Non-woven fabric is composed of oriented or random fibers. It is a new generation of environmentally friendly materials, which has the characteristics of moisture-proof, breathable, flexible, light weight, non-combustible, easy to decompose, non-toxic and non-irritating, rich in color, low price, and recyclable. Polypropylene (PP material) pellets are mostly used as raw materials, which are produced by a continuous one-step method of high-temperature melting, spinning, laying, and hot-pressing.
1. The development of non-woven textile industry
The industrial production of non-woven fabrics in the modern sense began to appear in 1878, when the British company William Bywater successfully developed a needle punching machine in the world. In 1900, the United States James Hunter (James Hunter) company began the development and research on the industrial production of non-woven fabrics. In 1942, a company in the United States produced thousands of yards of non woven fabrics made by bonding, and started the industrial production of nonwoven fabrics, and officially named the product "Nonwoven fabric". In 1951, the United States developed a melt blown non-woven fabric. In 1959, the United States and Europe successfully studied spun-laid non-woven fabrics. At the end of the 1950s, the low-speed paper machine was transformed into a wet-laid non-woven fabric machine, and the production of wet-laid non-woven fabrics began. From 1958 to 1962, the Chicot Company of the United States obtained the patent for the production of non-woven fabrics by the spunlace method, and it was not until the 1980s that it officially started mass production. As of 1998, the world's consumption of non-woven fabrics has reached 2.4 million tons. In 1970, its consumption was only 400,000 tons, and by 2007, its consumption reached 4 million tons.
Manufacturers of non-woven fabrics are mainly concentrated in the United States (41% of the world), Western Europe accounted for 30%, and Japan accounted for 8%. In 2018, China's non-woven fabric output was 5.932 million tons, accounting for 37.91% of the global total, and the world's largest production capacity. 63% of the fibers used in the production of non-woven fabrics worldwide are polypropylene, 23% polyester, 8% viscose, 2% acrylic fiber, 1.5% polyamide, and the remaining 3% other fiber.

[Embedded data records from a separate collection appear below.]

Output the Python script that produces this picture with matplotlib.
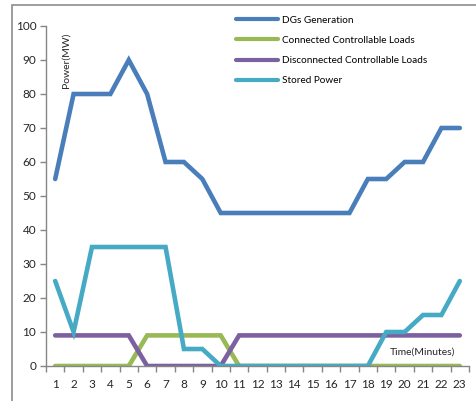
import matplotlib.pyplot as plt
import numpy as np
from matplotlib.patches import Rectangle

minutes = list(range(1, 24))
dg_generation = [55, 80, 80, 80, 90, 80, 60, 60, 55, 45, 45, 45, 45, 45, 45, 45, 45,
                 55, 55, 60, 60, 70, 70]
connected_loads = [0, 0, 0, 0, 0, 9, 9, 9, 9, 9, 0, 0, 0, 0, 0, 0, 0, 0, 0, 0, 0, 0, 0]
disconnected_loads = [9, 9, 9, 9, 9, 0, 0, 0, 0, 0, 9, 9, 9, 9, 9, 9, 9, 9, 9, 9, 9, 9, 9]
stored_power = [25, 10, 35, 35, 35, 35, 35, 5, 5, 0, 0, 0, 0, 0, 0, 0, 0, 0, 10, 10,
                15, 15, 25]

series = [
    ("DGs Generation", dg_generation, "#4A7EBB"),
    ("Connected Controllable Loads", connected_loads, "#98B954"),
    ("Disconnected Controllable Loads", disconnected_loads, "#7D60A0"),
    ("Stored Power", stored_power, "#46AAC5"),
]

plt.rcParams["font.family"] = ["Lato", "DejaVu Sans"]

fig = plt.figure(figsize=(4.77, 4.01), dpi=100)
ax = fig.add_axes([46 / 477, 1 - 366 / 401, 423 / 477, 340 / 401])

# outer chart frame (only left/top visible in the picture)
fig.patches.append(Rectangle((12 / 477, -0.1), 1.2, 1 - 5 / 401 + 0.1,
                             transform=fig.transFigure, fill=False,
                             edgecolor="#8c8c8c", lw=1.2))

for name, vals, col in series:
    ax.plot(minutes, vals, color=col, lw=3.3, label=name,
            solid_joinstyle="miter", solid_capstyle="round")

ax.set_xlim(0.5, 23.5)
ax.set_ylim(0, 100)
ax.set_yticks(np.arange(0, 101, 10))
ax.set_xticks(minutes)
ax.set_xticks(np.arange(0.5, 24, 1), minor=True)
ax.tick_params(axis="x", which="major", length=0, labelsize=8.5, pad=9, colors="#262626")
ax.tick_params(axis="x", which="minor", length=4, color="#868686", width=1)
ax.tick_params(axis="y", length=4, color="#868686", width=1, labelsize=8.5,
               colors="#868686", labelcolor="#262626", pad=3)

for side in ["top", "right"]:
    ax.spines[side].set_visible(False)
for side in ["left", "bottom"]:
    ax.spines[side].set_color("#868686")
    ax.spines[side].set_linewidth(1)

ax.text(0.047, 0.9, "Power(MW)", transform=ax.transAxes, rotation=90,
        fontsize=7.5, ha="center", va="center", color="#262626")
ax.text(0.891, 0.041, "Time(Minutes)", transform=ax.transAxes,
        fontsize=7.5, ha="center", va="center", color="#262626")

leg = ax.legend(loc="upper left", bbox_to_anchor=(0.44, 1.042), frameon=False,
                fontsize=7.2, handlelength=4.2, handletextpad=0.35,
                labelspacing=1.12, borderaxespad=0)
for line in leg.get_lines():
    line.set_linewidth(3)

fig.savefig("out.png", dpi=100)
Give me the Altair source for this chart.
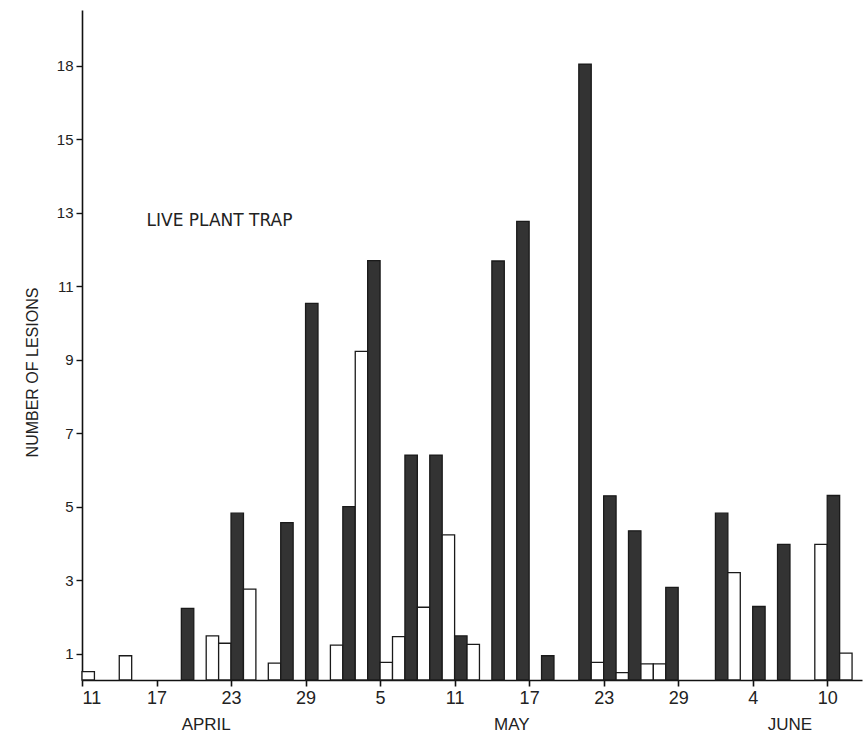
import altair as alt
import pandas as pd

# Day index counted from April 11 (0) ; one bar per day
days = [0, 3, 8, 10, 11, 12, 13, 15, 16, 18, 20, 21, 22, 23, 24, 25, 26, 27, 28, 29,
        30, 31, 33, 35, 37, 40, 41, 42, 43, 44, 45, 46, 47, 51, 52, 54, 56, 59, 60, 61]
lesions = [0.52, 0.95, 2.24, 1.49, 1.29, 4.83, 2.76, 0.75, 4.57, 10.54, 1.24, 5.01, 9.23, 11.70,
           0.77, 1.47, 6.41, 2.27, 6.41, 4.24, 1.49, 1.26, 11.69, 12.77, 0.95, 17.05, 0.77, 5.30,
           0.49, 4.35, 0.73, 0.73, 2.81, 4.83, 3.21, 2.29, 3.98, 3.98, 5.31, 1.02]
kind = ["open", "open", "solid", "open", "open", "solid", "open", "open", "solid", "solid",
        "open", "solid", "open", "solid", "open", "open", "solid", "open", "solid", "open",
        "solid", "open", "solid", "solid", "solid", "solid", "open", "solid", "open", "solid",
        "open", "open", "solid", "solid", "open", "solid", "solid", "open", "solid", "open"]

x_tick_values = [0, 6, 12, 18, 24, 30, 36, 42, 48, 54, 60]
x_tick_labels = ["11", "17", "23", "29", "5", "11", "17", "23", "29", "4", "10"]
y_tick_values = [1, 3, 5, 7, 9, 11, 13, 15, 17]
y_tick_labels = ["1", "3", "5", "7", "9", "11", "13", "15", "18"]

month_names = ["APRIL", "MAY", "JUNE"]
month_pos = [10, 34.6, 57]

annotation = ["LIVE PLANT TRAP"]
annotation_day = [5.2]
annotation_val = [12.78]

W, H = 780, 670
X_DOMAIN = [0, 62.8]
Y_DOMAIN = [0.29, 18.52]

bars = pd.DataFrame({"day": days, "lesions": lesions, "kind": kind})
months = pd.DataFrame({"month": month_names, "pos": month_pos})
ann = pd.DataFrame({"text": annotation, "day": annotation_day, "val": annotation_val})

xlab_expr = "[" + ",".join("'%s'" % s for s in x_tick_labels) + "][round(datum.value/6)]"
ylab_map = "{" + ",".join("'%d':'%s'" % (v, l) for v, l in zip(y_tick_values, y_tick_labels)) + "}"
ylab_expr = ylab_map + "[datum.value]"

xscale = alt.Scale(domain=X_DOMAIN, nice=False, zero=False)
yscale = alt.Scale(domain=Y_DOMAIN, nice=False, zero=False)

NARROW = "Liberation Sans Narrow, Liberation Sans, Arial"
REGULAR = "Liberation Sans, Arial"

bar_layer = alt.Chart(bars).transform_calculate(
    day_end="datum.day + 1"
).mark_bar(strokeWidth=1.3, stroke="#1a1a1a").encode(
    x=alt.X("day:Q", scale=xscale,
            axis=alt.Axis(values=x_tick_values, labelExpr=xlab_expr, title=None, grid=False,
                          domainColor="#111", domainWidth=1.6, tickColor="#111", tickWidth=1.6,
                          tickSize=6, labelFontSize=18, labelColor="#222",
                          labelFont=NARROW, labelPadding=3)),
    x2="day_end:Q",
    y=alt.Y("lesions:Q", scale=yscale,
            axis=alt.Axis(values=y_tick_values, labelExpr=ylab_expr, title="NUMBER OF LESIONS",
                          grid=False, domainColor="#111", domainWidth=1.6, tickColor="#111",
                          tickWidth=1.4, tickSize=6, labelFontSize=15, labelColor="#222",
                          labelFont=REGULAR, labelPadding=3,
                          titleFont=NARROW,
                          titleFontSize=16, titleFontWeight="normal", titleColor="#222",
                          titleX=-45, titleY=362, titleAngle=-90, titleBaseline="alphabetic",
                          titleAlign="center")),
    y2=alt.datum(Y_DOMAIN[0]),
    fill=alt.Fill("kind:N", scale=alt.Scale(domain=["open", "solid"], range=["#ffffff", "#333333"]),
                  legend=None),
)

month_layer = alt.Chart(months).mark_text(
    fontSize=17, color="#222", baseline="alphabetic", font=REGULAR
).encode(
    x=alt.X("pos:Q", scale=xscale),
    y=alt.value(H + 50),
    text="month:N",
)

ann_layer = alt.Chart(ann).mark_text(
    fontSize=17, color="#222", align="left", baseline="middle",
    font="DejaVu Sans, Liberation Sans, Arial"
).encode(
    x=alt.X("day:Q", scale=xscale),
    y=alt.Y("val:Q", scale=yscale),
    text="text:N",
)

chart = alt.layer(bar_layer, month_layer, ann_layer).properties(
    width=W, height=H,
    autosize=alt.AutoSizeParams(type="none"),
    padding={"left": 82, "top": 10, "right": 3, "bottom": 56},
    background="white",
).configure_view(stroke=None)

chart.save("out.html", embed_options={"renderer": "svg", "actions": False})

The application of non-woven fabrics in packaging materials, medical supplies, transportation tools, and textile materials for shoemaking has increased significantly.
2. Non-woven fabric production and consumption
The global consumption of non-woven fabrics was 800,000 tons in 1983, and increased to 1.1 million tons in 1985, 1.4 million tons in 1988, and by 1998, global non-woven fabric consumption reached 2.4 million tons.
The consumption of man-made fibers used in various textiles was 16.9 million tons in 1983, increased to 20.4 million tons in 1988, reached 30.4 million tons in 1998, and reached 37 million tons in 2005. Reached 38.3 million tons.
The consumption growth rate of man-made fibers in the production of non-woven fabrics is expected to reach 10% in 2005 and 10.4% in 2007.
Part of the reason why the consumption of the non-woven fabric industry has grown so fast is the increase in auxiliary industries in China, Southeast Asia, Latin America and the Middle East.